At a meeting Tuesday night, school officials presented budget proposals to the board. They would increase the high school budget from $4.1 million to $4.27 million, and the elementary budget, including the middle school, from $6.07 million to $6.35 million.

Superintendent Kirk Miller said this was the first time in his nine years on the job the school board didn't have to debate significant funding sacrifices.

It was nice to have a little breathing room, district officials said.

"There was enough revenue in the state support and the local levy," Miller said. "The need to make extensive cuts wasn't necessary. I want to extend a word of thanks to the community members who supported our levies. We will use their tax money in the most efficient manner to support our kids."

Early last month, voters approved a combined $98,000 tax increase for the elementary and high school districts.

In past years, debating the proposed budget has been a "very painful, long process, and it was sacrificial," board vice chair Kathie Newell said. "This was heaven." Tuesday's budget meeting lasted a little over three hours. Newell said she remembered times when board members stayed past midnight to debate cuts.

Members have the relatively painless task of trimming $8,350 from the proposed high school budget this summer. They will meet in August to finalize the district's spending plan.

"This year, we had a little bit of money to work with," board chair Denise Thompson said. HPS administrators make the job easier by giving board members their proposals and telling them where they can make cuts and still get by, she added.

HPS director of operations Ric Floren said next year will probably be a leaner budgeting process as costs continue to rise. Regardless of what legislators decide to do with the school funding issue, state tax dollars will not increase until the next legislative session in two years, he said.

School officials who developed the proposed budget often outlined three separate options in areas like personnel, activities, plant operations and special education.

HPS will spend as much as $4.83 million next year at the middle school and elementary schools on personnel. Two teaching positions have been eliminated and administrative services have been cut. The high school will operate with the same number of people, and the district will spend as much as $2.72 million on personnel there.

Special education staff is budgeted separately. HPS will spend about $210,000 at the high school and $393,000 and the elementary and middle schools.

"Schools are an industry that are people-driven," Floren said.
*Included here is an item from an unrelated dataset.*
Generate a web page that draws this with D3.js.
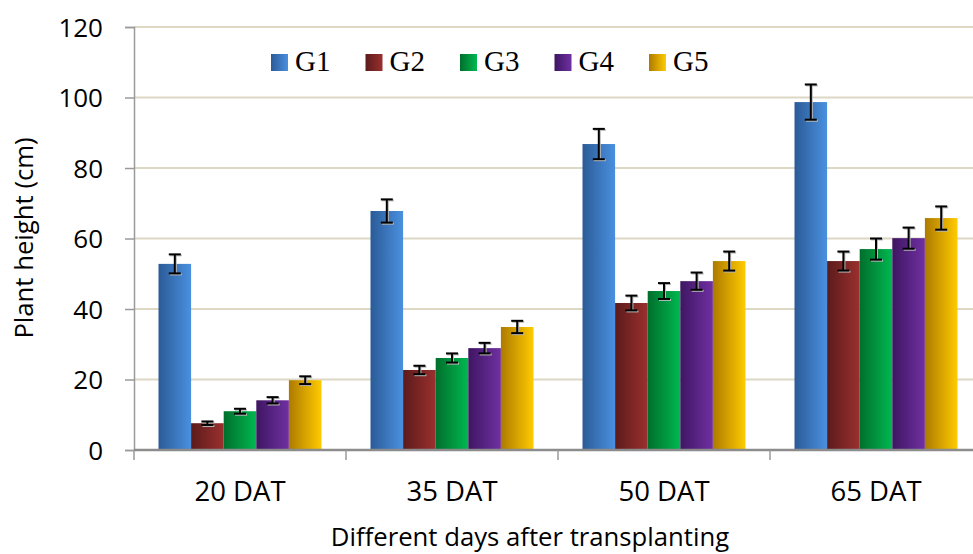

He said HPS uses about 83 percent of its budget to pay for personnel. That falls within the range of most other school districts across the state. Some smaller districts can use up to 90 percent ofor teachers and staff.

Floren has estimated it will cost more than $69,000 to heat the high school next year and more than $75,000 to keep the lights on and the computers running. At the middle and elementary schools, the district will spend $112,000 on natural gas and $123,000 on electricity.

The district will spend about $177,000 on supplies, software, books, field trips and other educational items at the high school.

"There's nothing there that's outside of what we've done the last few years. It's the nuts and bolts," HHS principal Jim Donovan.

HPS will spend as much as $85,000 on supplies, textbooks and instructional equipment at the middle school. The same will cost $142,000 for the elementary schools.

The district will purchase new social studies texts for the high school and new instructional materials for social studies, music and art at the elementary and middle schools.